Adam Eidinger sat on a couch in Rep. Andy Harris‘ office talking to the woman working the front desk—-who was half listening to him and half trying not to laugh—-about all the District residents who travel to Ocean City, Md., only to get ripped off by those claw-crane machines. There’s so much cheap booze in Ocean City, Eidinger continued, that people make stupid decisions and waste even more money trying to win elusive prizes in the claw machine.

“I believe District residents are being ripped off in Ocean City,” said Eidinger, a local marijuana activist who runs the D.C. Cannabis Campaign. “It’s like this claw comes down and they don’t really win anything.”

Eidinger was trying to highlight the supposed hypocrisy of Harris introducing an amendment to defund D.C.’s marijuana decriminalization law even though he represents a district in Maryland known, in part, for its abundance of alcohol, which Eidinger argues is far more dangerous than marijuana. Plus, given all the purported ethical issues surrounding the claw machine, it seems Harris has enough to focus on in own district without meddling in D.C’s local affairs.

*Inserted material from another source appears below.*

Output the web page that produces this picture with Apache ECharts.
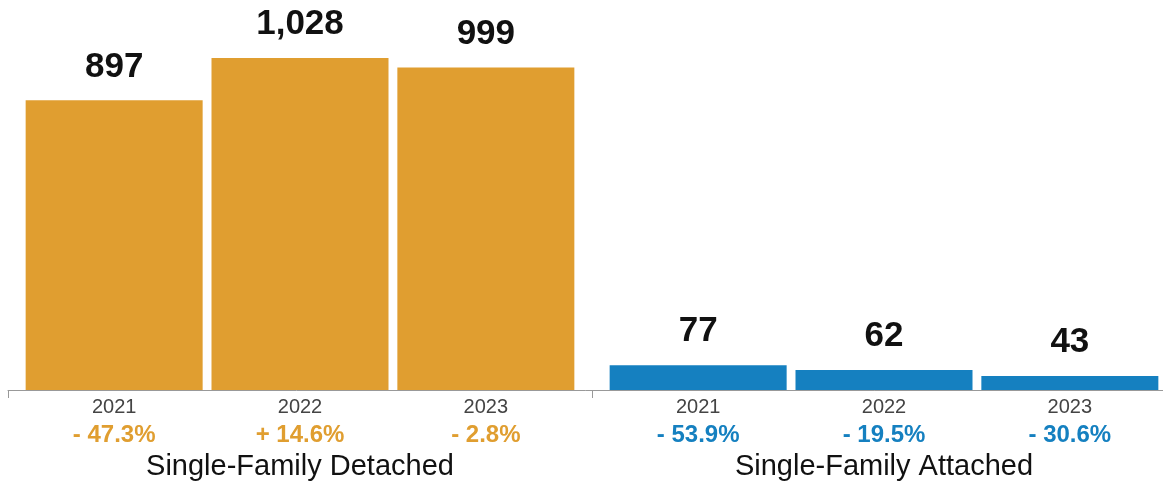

Eidinger was one of about two dozen activists and D.C. residents who bombarded Harris’ office today as part of a fake “DC Councilmember Andy Harris Constituent Service Day” organized by DC Vote. The District voting rights group asked D.C. residents to visit Harris’s office in order to air their grievances involving local matters. Harris was a no-show, but his chief of staff, Kevin Reigrut, met with residents one by one and said they could call and schedule a meeting with the Republican congressman.

Deb Stern, a Web designer, came to complain about the cracks on the sidewalk near her D.C. home, while Ramin Katirai came prepared with photos of the smelly Porta-A-Potties right outside his Shaw home. (Reigrut instructed them to fill out a Constituent Authorization Form.) Both Stern and Katirai tried to argue with the chief of staff that Harris’ amendment to a spending bill that would prohibit the District from spending any of its own money enforcing its new marijuana decriminalization law was a violation of their basic constitutional rights.

“The United States is going to assert these laws when it feels necessary,” Reigrut said, adding that the constitution does allow for Harris to interfere with D.C. laws.

Organizers of the event placed voter registration forms on a table in the hallway outside of Harris’ Longworth office so the congressman could register as a D.C. voter. U.S. Capitol police were on hand to make sure the crowd of journalists and activists weren’t blocking the hallway, threatening to arrest anyone who turned the gathering into a demonstration.

No one was arrested and no one, not even Eidinger, lit a joint.

“I’d smoke a joint, but I didn’t bring any,” he said in Harris’ office.